Cinematographer Darius Khondji does incredible work with the film‘s dream-like and enchanting cinematography that is awash with sepia-drenched images for much of the film‘s interiors including a few dashes of color in some scenes such as the church while the usage of blue for the exterior Ellis Island scenes are also beautiful as it‘s one of the film‘s major highlights. Editors John Axelrad and Kayla Emter do excellent work with the editing as it‘s mostly straightforward yet does have some elements of style as the cutting has this seamless feel to the way the transitions play out as well as some of the drama. Production designer Happy Massee, with set decorator David Schlesinger and art director Pete Zumba does brilliant work with the look of early 1920s New York City in its immigrant-based sections along with the look of the park bridges to play into a world that is starting to define itself.

Costume designer Patricia Norris does amazing work with the period costumes from the ordinary clothes that Ewa wears upon her arrival to the stylish clothes she and the other women wear for the stage performances and as prostitutes. Key makeup artist Rachel Geary does nice work with some of the makeup such as the makeup the women have to wear for the stage performances. Visual effects supervisors Eran Dinour and Dottie Starling do terrific work with some of the visual effects where it‘s mostly minimal such as the look of 1921 New York City from afar as well as some of the set dressing for some of the locations. Sound designer Robert Hein does superb work with the sound from the way some of the theater performances sound to the more intimate moments in the Ellis Island building and in some of the locations in the city. The film’s music by Chris Spelman is wonderful for its somber orchestral music to play with the drama while music supervisor Dana Sano creates a music soundtrack that mixes the jazz music of the times with some opera music by Giuseppe Verdi and a classical piece by John Tavener.

The casting by Douglas Aibel is fantastic as it features some notable small roles from Patrick Husted as a priest, Antoni Corone as the sympathetic customs officer Thomas McNally, Ilia Volok as Ewa and Magda’s uncle who feels shamed by Ewa, Maja Wampuszyc as Ewa and Magda’s more sympathetic aunt, and Yelena Solovey as the theater manager Rosie who invited Emil to come back to the stage. Dagmara Dominczyk is wonderful as one of Bruno’s hookers in Belva who dislikes Ewa as she would play a key role in the film’s third act.
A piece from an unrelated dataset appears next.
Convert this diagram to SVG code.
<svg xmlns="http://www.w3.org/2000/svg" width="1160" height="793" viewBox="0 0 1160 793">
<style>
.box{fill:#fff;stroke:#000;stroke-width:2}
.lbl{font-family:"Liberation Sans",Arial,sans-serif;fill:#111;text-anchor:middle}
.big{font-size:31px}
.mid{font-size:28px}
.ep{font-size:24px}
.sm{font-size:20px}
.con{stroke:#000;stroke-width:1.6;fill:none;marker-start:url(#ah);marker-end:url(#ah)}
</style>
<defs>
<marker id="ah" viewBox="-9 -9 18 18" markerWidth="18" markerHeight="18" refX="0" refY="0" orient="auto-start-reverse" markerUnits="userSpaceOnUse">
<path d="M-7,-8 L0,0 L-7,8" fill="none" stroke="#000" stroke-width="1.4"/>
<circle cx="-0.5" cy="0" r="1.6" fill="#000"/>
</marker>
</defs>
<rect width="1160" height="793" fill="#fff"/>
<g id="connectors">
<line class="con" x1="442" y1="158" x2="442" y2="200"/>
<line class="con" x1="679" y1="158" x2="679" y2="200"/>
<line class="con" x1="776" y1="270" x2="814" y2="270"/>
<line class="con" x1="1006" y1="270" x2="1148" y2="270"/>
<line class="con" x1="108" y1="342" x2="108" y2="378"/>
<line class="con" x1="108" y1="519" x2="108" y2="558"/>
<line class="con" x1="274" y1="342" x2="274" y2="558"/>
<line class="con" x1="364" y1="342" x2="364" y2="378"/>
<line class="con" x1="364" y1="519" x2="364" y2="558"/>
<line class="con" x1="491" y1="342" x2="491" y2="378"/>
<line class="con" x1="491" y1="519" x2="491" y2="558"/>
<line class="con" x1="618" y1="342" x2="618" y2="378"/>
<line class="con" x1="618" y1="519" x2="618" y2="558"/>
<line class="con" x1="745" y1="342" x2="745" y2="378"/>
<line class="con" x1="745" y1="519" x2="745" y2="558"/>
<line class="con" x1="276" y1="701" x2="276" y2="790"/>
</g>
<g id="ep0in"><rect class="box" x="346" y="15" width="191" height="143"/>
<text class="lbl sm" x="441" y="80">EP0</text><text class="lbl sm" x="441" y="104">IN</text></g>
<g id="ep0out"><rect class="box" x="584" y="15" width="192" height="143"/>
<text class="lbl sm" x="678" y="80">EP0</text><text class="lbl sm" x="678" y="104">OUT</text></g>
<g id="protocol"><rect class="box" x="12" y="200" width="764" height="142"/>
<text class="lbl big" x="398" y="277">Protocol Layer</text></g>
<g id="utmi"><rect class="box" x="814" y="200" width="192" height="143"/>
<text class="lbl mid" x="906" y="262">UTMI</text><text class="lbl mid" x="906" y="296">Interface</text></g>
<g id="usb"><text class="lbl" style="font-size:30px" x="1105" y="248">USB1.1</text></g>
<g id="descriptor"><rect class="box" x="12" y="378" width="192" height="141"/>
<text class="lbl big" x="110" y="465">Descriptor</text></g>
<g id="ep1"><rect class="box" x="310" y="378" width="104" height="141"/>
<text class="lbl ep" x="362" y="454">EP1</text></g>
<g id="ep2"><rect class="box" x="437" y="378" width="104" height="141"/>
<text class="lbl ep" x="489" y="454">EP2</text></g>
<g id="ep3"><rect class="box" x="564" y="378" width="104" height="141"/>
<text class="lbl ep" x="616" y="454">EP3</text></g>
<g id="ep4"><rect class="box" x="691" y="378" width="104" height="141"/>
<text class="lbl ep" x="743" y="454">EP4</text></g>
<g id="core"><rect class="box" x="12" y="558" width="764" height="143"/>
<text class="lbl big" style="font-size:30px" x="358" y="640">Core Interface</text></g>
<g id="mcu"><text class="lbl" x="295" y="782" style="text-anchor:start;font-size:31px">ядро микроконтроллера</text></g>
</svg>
Angela Sarafyan is terrific as Ewa’s sister Magda as it’s a small yet crucial role as a young woman who becomes ill as she would be quarantined due to her illness.

Jeremy Renner is great as Emil as this magician who offers Ewa any help that she needs as he also falls for her as Renner brings a lot of charm and sensitivity to his performance while also proving to be tough. Joaquin Phoenix is remarkable as Bruno as this man who has all of the connections to get women to work for him and make money while he also has a dark obsession towards Ewa which would finally cloud his own judgment as he tries to deal with his own jealousy towards Emil. Finally, there’s Marion Cotillard in a phenomenal performance as Ewa as this woman struggling to survive in a new, cruel environment as she endures degradation and prejudice while trying to find good in the world as well as maintain her faith as it’s Cotillard at her best.
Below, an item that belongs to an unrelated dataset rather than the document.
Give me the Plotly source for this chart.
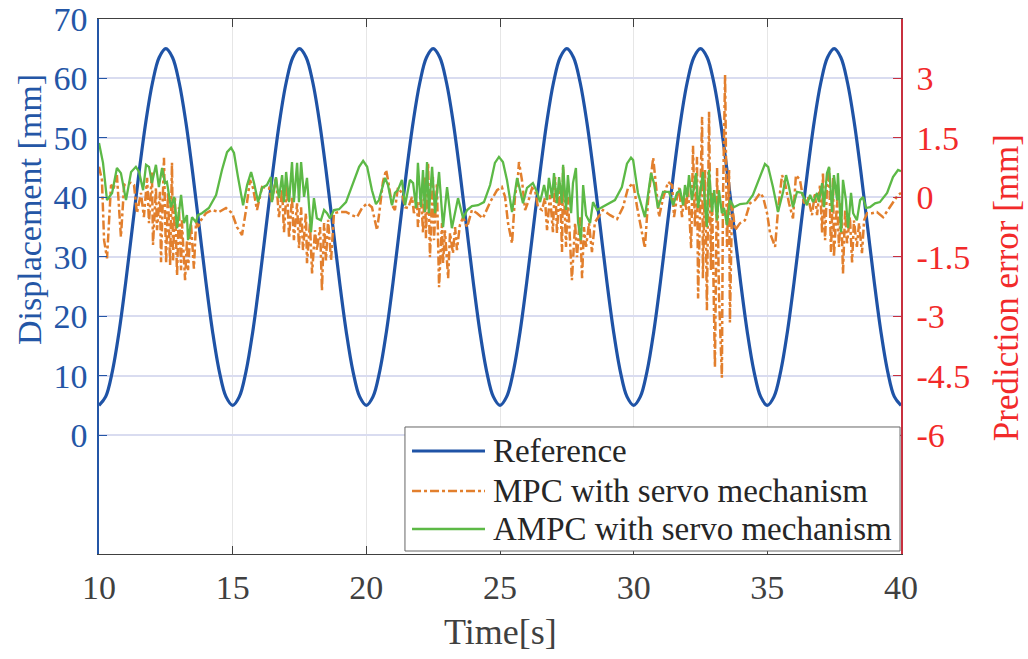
import plotly.graph_objects as go

# ---------------- data ----------------
ref_cycle = [5.00, 6.47, 10.73, 17.36, 25.73, 35.00, 44.27, 52.64, 59.27, 63.53,
             65.00, 63.53, 59.27, 52.64, 44.27, 35.00, 25.73, 17.36, 10.73, 6.47]
ref_vals = ref_cycle * 6 + [5.00]
ref_time = [10 + 0.25 * i for i in range(len(ref_vals))]

# AMPC with servo mechanism - prediction error (mm)
ampc_time = [10.00,10.15,10.30,10.49,10.67,10.82,11.01,11.20,11.38,11.50,11.65,11.76,11.87,11.98,12.13,12.24,
             12.36,12.47,12.54,12.69,12.81,12.92,13.07,13.18,13.29,13.33,13.48,13.63,13.70,13.85,14.11,14.38,
             14.60,14.79,14.94,15.05,15.20,15.39,15.54,15.69,15.80,15.95,16.10,16.28,16.43,16.47,16.62,16.73,
             16.85,16.92,17.00,17.11,17.22,17.29,17.41,17.48,17.56,17.67,17.78,17.93,18.04,18.15,18.30,18.42,
             18.53,18.64,18.79,18.98,19.24,19.46,19.73,19.88,20.03,20.21,20.36,20.47,20.70,20.81,20.96,21.07,
             21.18,21.33,21.45,21.63,21.75,21.86,21.93,22.04,22.12,22.19,22.27,22.34,22.46,22.57,22.72,22.87,
             23.02,23.20,23.43,23.62,23.77,23.95,24.18,24.40,24.63,24.81,24.96,25.11,25.26,25.45,25.64,25.75,
             25.86,26.01,26.23,26.38,26.50,26.65,26.76,26.83,26.95,27.02,27.13,27.21,27.32,27.36,27.47,27.54,
             27.66,27.73,27.84,27.92,28.03,28.11,28.22,28.37,28.48,28.63,28.82,29.04,29.30,29.56,29.75,29.90,
             29.98,30.16,30.42,30.65,30.76,30.91,31.10,31.32,31.48,31.62,31.74,31.85,31.92,32.00,32.07,32.18,
             32.26,32.33,32.41,32.52,32.59,32.67,32.74,32.82,32.93,33.01,33.12,33.19,33.30,33.38,33.49,33.60,
             33.75,33.98,34.24,34.46,34.73,34.91,35.03,35.21,35.40,35.59,35.70,35.81,35.96,36.11,36.30,36.48,
             36.60,36.71,36.86,36.93,37.05,37.12,37.23,37.31,37.42,37.49,37.61,37.64,37.76,37.83,37.94,38.02,
             38.13,38.21,38.35,38.47,38.58,38.69,38.84,39.03,39.21,39.48,39.70,39.89,40.00]
ampc_err = [1.37,0.87,-0.07,0.11,0.74,0.61,-0.07,0.64,0.77,0.64,0.18,0.82,0.77,0.36,0.82,0.26,
            0.74,0.36,0.39,-0.25,0.01,-0.78,0.06,-0.65,-0.45,-1.08,-0.50,-0.63,-0.45,-0.40,-0.27,0.06,
            0.69,1.14,1.25,1.12,0.51,-0.20,0.31,0.64,0.36,-0.12,0.24,0.31,0.51,-0.12,0.51,-0.02,
            0.56,-0.12,0.64,-0.12,0.89,-0.12,0.87,-0.12,0.89,0.01,0.49,-0.88,-0.02,-0.53,-0.58,-0.32,
            -0.40,-0.53,-0.32,-0.30,-0.12,0.26,0.77,0.92,0.77,0.18,-0.17,-0.07,0.49,0.31,-0.20,0.11,
            0.18,0.44,-0.20,0.44,0.36,-0.27,0.87,-0.25,0.69,-0.37,0.89,-0.40,0.77,-0.40,0.64,-0.75,
            0.26,-0.78,-0.02,-0.53,-0.32,-0.22,-0.20,-0.12,0.31,0.87,1.02,0.89,0.44,-0.37,0.49,0.18,
            -0.15,0.24,0.36,0.14,-0.12,0.31,-0.07,0.49,-0.02,0.61,-0.15,0.51,-0.15,0.82,-0.32,0.56,
            -0.40,0.36,0.74,-0.63,-1.08,0.31,-0.45,-0.65,-0.12,-0.32,-0.25,-0.17,-0.07,0.26,0.85,1.00,
            0.94,0.11,-0.50,0.61,0.36,-0.27,0.14,0.14,-0.20,0.11,0.18,-0.20,0.31,0.01,0.56,-0.07,
            0.31,0.61,-0.27,0.26,0.64,-0.20,-0.75,0.69,-0.37,0.18,-0.58,0.18,-0.40,-0.27,-0.70,-0.07,
            -0.25,-0.17,-0.15,0.06,0.56,0.84,0.77,0.26,-0.37,0.14,0.56,0.26,-0.25,0.14,0.11,-0.20,
            0.06,-0.12,0.11,-0.12,0.36,-0.25,0.61,0.77,-0.37,0.56,-0.07,0.61,-0.88,0.44,-0.07,-0.78,
            0.11,-0.40,-0.58,-0.07,0.01,-0.27,-0.25,-0.15,-0.12,0.11,0.51,0.69,0.66]

# MPC with servo mechanism - prediction error (mm)
mpc_time = [10.00,10.11,10.19,10.30,10.45,10.56,10.67,10.82,10.94,11.05,11.20,11.31,11.42,11.57,11.68,11.80,
            11.87,11.98,12.02,12.13,12.17,12.28,12.32,12.43,12.51,12.58,12.66,12.73,12.77,12.84,12.92,12.99,
            13.07,13.10,13.22,13.29,13.33,13.44,13.55,13.63,13.70,13.82,14.00,14.23,14.49,14.75,14.98,15.16,
            15.35,15.50,15.65,15.76,15.91,16.10,16.25,16.36,16.47,16.62,16.73,16.85,16.92,17.03,17.11,17.22,
            17.29,17.41,17.48,17.56,17.63,17.74,17.78,17.89,17.97,18.08,18.15,18.27,18.34,18.42,18.49,18.57,
            18.68,18.79,18.98,19.24,19.46,19.65,19.84,20.03,20.21,20.40,20.51,20.62,20.74,20.81,20.96,21.07,
            21.18,21.33,21.45,21.56,21.71,21.78,21.90,21.93,22.04,22.12,22.19,22.23,22.31,22.38,22.49,22.53,
            22.64,22.72,22.83,22.87,22.94,23.06,23.13,23.24,23.32,23.39,23.50,23.62,23.77,23.95,24.14,24.36,
            24.63,24.89,25.07,25.19,25.30,25.45,25.56,25.67,25.71,25.82,25.94,26.05,26.20,26.31,26.42,26.57,
            26.68,26.76,26.87,26.98,27.06,27.13,27.24,27.32,27.36,27.47,27.54,27.69,27.81,27.88,27.99,28.07,
            28.14,28.22,28.33,28.44,28.55,28.67,28.85,29.12,29.38,29.60,29.79,29.90,29.98,30.13,30.31,30.42,
            30.54,30.65,30.73,30.84,30.95,31.10,31.29,31.44,31.51,31.62,31.70,31.81,31.89,31.96,32.03,32.15,
            32.22,32.29,32.37,32.41,32.52,32.56,32.59,32.67,32.74,32.82,32.89,32.93,33.04,33.12,33.19,33.30,
            33.34,33.42,33.49,33.57,33.60,33.68,33.79,33.98,34.16,34.35,34.54,34.73,34.84,34.99,35.10,35.29,
            35.40,35.55,35.66,35.81,35.96,36.07,36.22,36.37,36.52,36.67,36.78,36.86,36.97,37.05,37.08,37.16,
            37.23,37.31,37.38,37.46,37.49,37.61,37.68,37.76,37.83,37.91,37.98,38.09,38.17,38.24,38.35,38.43,
            38.54,38.62,38.73,38.92,39.10,39.33,39.51,39.70,39.89,40.00]
mpc_err = [0.77,0.44,-1.08,-1.54,0.31,0.26,0.56,-1.00,0.31,0.36,0.36,0.31,-0.40,0.11,-0.50,0.49,
           -0.65,0.64,-1.20,0.24,-0.83,0.14,-1.64,1.00,-1.66,0.14,-1.71,0.87,-1.59,0.01,-1.97,-0.25,
           -1.84,-0.58,-2.09,-1.08,-1.84,-0.65,-1.80,-0.63,-0.75,-0.57,-0.40,-0.32,-0.37,-0.27,-0.40,-0.75,
           -0.95,-0.32,0.44,0.24,-0.32,0.26,0.24,0.24,-0.12,0.51,-0.50,0.18,-0.88,0.31,-1.03,0.01,
           -1.08,-0.15,-1.28,-0.25,-1.33,-0.40,-1.66,-0.65,-1.92,-0.83,-1.33,-0.75,-2.35,-0.65,-1.59,-0.57,
           -1.59,-0.40,-0.37,-0.37,-0.45,-0.50,-0.27,-0.15,-0.25,-0.83,-0.25,0.39,0.69,0.44,-0.20,-0.32,
           0.24,0.11,-0.25,-0.27,0.01,-0.40,-0.12,-0.75,0.18,-0.90,0.51,-1.03,0.87,-1.51,0.51,-1.08,
           0.36,-2.27,-0.65,-1.66,-0.83,-2.04,-0.90,-1.41,-0.75,-1.33,-0.70,-0.50,-0.75,-0.32,-0.40,-0.53,
           -0.12,0.18,0.26,0.01,-0.65,-1.16,0.01,0.51,0.89,0.44,-0.32,-0.12,0.24,0.18,-0.25,-0.32,
           -0.02,-0.83,0.06,-0.88,0.51,-0.90,0.36,-1.38,0.77,-1.25,0.01,-2.09,-0.65,-1.51,-0.50,-2.04,
           -0.75,-1.25,-0.65,-1.38,-0.63,-0.50,-0.32,-0.45,-0.55,-0.25,0.24,0.31,0.36,-0.25,-0.90,-1.28,
           -0.07,0.61,1.00,0.26,-0.50,-0.02,0.39,0.31,-0.50,0.01,0.24,-0.50,0.11,-0.32,0.26,-1.28,
           1.30,-0.75,1.02,-2.55,0.77,2.03,-2.04,0.69,-2.85,2.16,-1.84,0.11,-4.29,0.74,-2.42,-4.55,
           -0.07,3.09,-1.25,0.69,-3.16,-0.15,-0.83,-0.65,-0.58,-0.15,-0.07,0.11,0.01,-0.40,-0.90,-1.25,
           -0.32,0.56,0.36,-0.15,-0.53,0.56,0.44,-0.15,0.01,-0.45,0.11,-0.45,0.31,-0.90,0.64,-1.08,
           0.26,0.74,-1.38,0.49,-1.51,-0.07,-1.25,-0.15,-1.92,-0.32,-1.16,-0.50,-1.64,-0.58,-1.25,-0.65,
           -1.41,-0.58,-0.40,-0.40,-0.37,-0.50,-0.32,-0.12,0.06,0.11]

x_ticks = [10, 15, 20, 25, 30, 35, 40]
left_ticks = [0, 10, 20, 30, 40, 50, 60, 70]
right_ticks = [-6, -4.5, -3, -1.5, 0, 1.5, 3]
right_tick_text = ["-6", "-4.5", "-3", "-1.5", "0", "1.5", "3"]
series_names = ["Reference", "MPC with servo mechanism", "AMPC with servo mechanism"]

# ---------------- style ----------------
FONT = "Times New Roman"
BLUE = "#2456a6"
RED = "#f22a2a"
GREY = "#404040"
C_REF, C_MPC, C_AMPC = "#1f53a6", "#e27f2d", "#5cb946"
W_REF, W_MPC, W_AMPC = 3.2, 2.5, 2.3
D_REF, D_MPC, D_AMPC = "solid", "dashdot", "solid"

fig = go.Figure()
fig.add_trace(go.Scatter(x=ref_time, y=ref_vals, mode="lines", name=series_names[0],
                         line=dict(color=C_REF, width=W_REF, shape="spline"), yaxis="y"))
fig.add_trace(go.Scatter(x=mpc_time, y=mpc_err, mode="lines", name=series_names[1],
                         line=dict(color=C_MPC, width=W_MPC, dash=D_MPC), yaxis="y2"))
fig.add_trace(go.Scatter(x=ampc_time, y=ampc_err, mode="lines", name=series_names[2],
                         line=dict(color=C_AMPC, width=W_AMPC), yaxis="y2"))

# ---- legend box (drawn in paper coordinates, lower-right inside the axes) ----
shapes = [dict(type="rect", xref="paper", yref="paper", x0=0.3815, x1=0.9988,
               y0=0.0056, y1=0.2374, line=dict(color="#666666", width=1),
               fillcolor="white", layer="above")]
annotations = []
row_y = [0.1925, 0.1178, 0.0467]
for name, yy, col, w, d in zip(series_names, row_y, [C_REF, C_MPC, C_AMPC],
                               [W_REF, W_MPC, W_AMPC], [D_REF, D_MPC, D_AMPC]):
    shapes.append(dict(type="line", xref="paper", yref="paper", x0=0.3903, x1=0.4813,
                       y0=yy, y1=yy, line=dict(color=col, width=w, dash=d), layer="above"))
    annotations.append(dict(text=name, xref="paper", yref="paper", x=0.489, y=yy,
                            xanchor="left", yanchor="middle", showarrow=False,
                            font=dict(family=FONT, size=33, color="#262626")))

annotations += [
    dict(text="Displacement [mm]", xref="paper", yref="paper",
         x=-0.086, y=0.643, xanchor="center", yanchor="middle", textangle=-90,
         showarrow=False, font=dict(family=FONT, size=34, color=BLUE)),
    dict(text="Prediction error [mm]", xref="paper", yref="paper",
         x=1.131, y=0.497, xanchor="center", yanchor="middle", textangle=-90,
         showarrow=False, font=dict(family=FONT, size=35, color=RED)),
    dict(text="Time[s]", xref="paper", yref="paper",
         x=0.5, y=-0.146, xanchor="center", yanchor="middle",
         showarrow=False, font=dict(family=FONT, size=36, color=GREY)),
]

fig.update_layout(
    template="none",
    width=1028, height=659,
    margin=dict(l=99, r=127, t=19, b=105, autoexpand=False),
    paper_bgcolor="white", plot_bgcolor="white",
    font=dict(family=FONT, size=34, color=GREY),
    showlegend=False,
    xaxis=dict(range=[10, 40], tickvals=x_ticks, ticks="inside", ticklen=8,
               tickcolor=GREY, showline=True, linecolor=GREY, linewidth=1.2,
               mirror="ticks", showgrid=True, gridcolor="#e6e6e6", gridwidth=1,
               zeroline=False, automargin=False,
               tickfont=dict(family=FONT, size=34, color=GREY), ticklabelstandoff=3),
    yaxis=dict(range=[-20, 70], tickvals=left_ticks, ticks="inside", ticklen=8,
               tickcolor=BLUE, showline=True, linecolor=BLUE, linewidth=1.5,
               showgrid=True, gridcolor="#d9dcf0", gridwidth=1.5, zeroline=False,
               automargin=False,
               tickfont=dict(family=FONT, size=34, color=BLUE), ticklabelstandoff=3),
    yaxis2=dict(range=[-9, 4.5], tickvals=right_ticks, ticktext=right_tick_text,
                overlaying="y", side="right", ticks="inside", ticklen=8,
                tickcolor="#c8303f", showline=True, linecolor="#c8303f", linewidth=1.5,
                showgrid=False, zeroline=False, automargin=False,
                tickfont=dict(family=FONT, size=34, color=RED), ticklabelstandoff=7),
    shapes=shapes,
    annotations=annotations,
)

fig.write_html("out.html")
The Immigrant is an incredible film from James Gray. Thanks to the leading performances of Marion Cotillard, Joaquin Phoenix, and Jeremy Renner as well as Darius Khondji’s dazzling cinematography. The film is clearly a captivating story about the struggles that immigrants go through upon their arrival while dealing with the false myth of the American Dream. In the end, The Immigrant is a tremendous film from James Gray.
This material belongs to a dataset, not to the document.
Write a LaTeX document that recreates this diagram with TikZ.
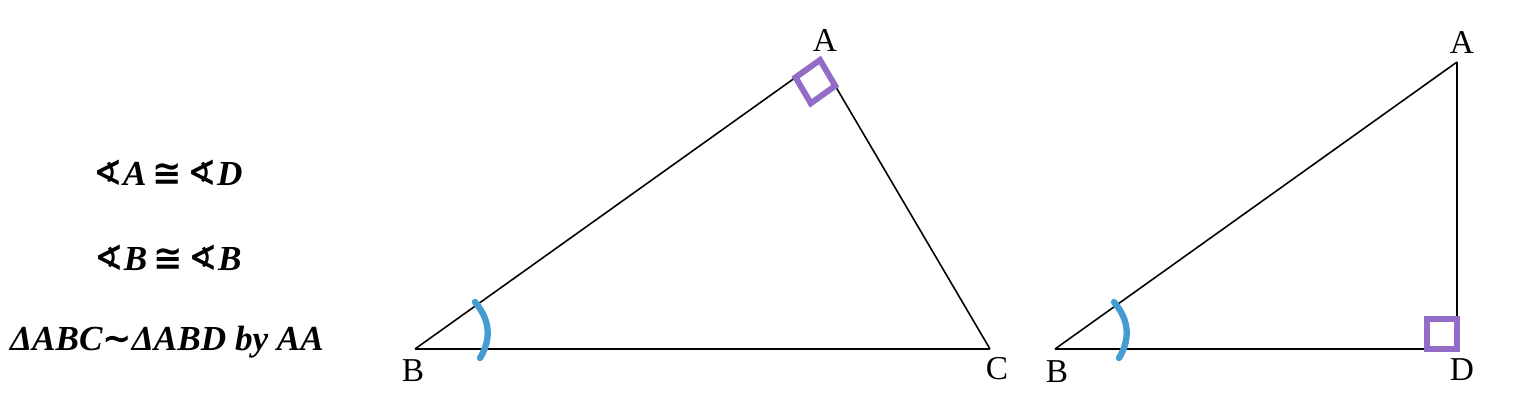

James Gray Films: Little Odessa - The Yards - (We Own the Night) - (Two Lovers) - (The Lost City of Z) - (Ad Astra)

© thevoid99 2014

2 comments:

ruth said...

The Immigrant seems to be under the radar which is odd considering the talents involved! Great review Steven, I'd see this for Joaquin and Marion. I love the style of this film, it looks very enchanting!

thevoid99 said...

It's a film that I think needs to be seen as it's the kind of movies that aren't being made anymore. It's truly rich in its imagery and characters as I think James Gray is one of the best filmmakers working right now.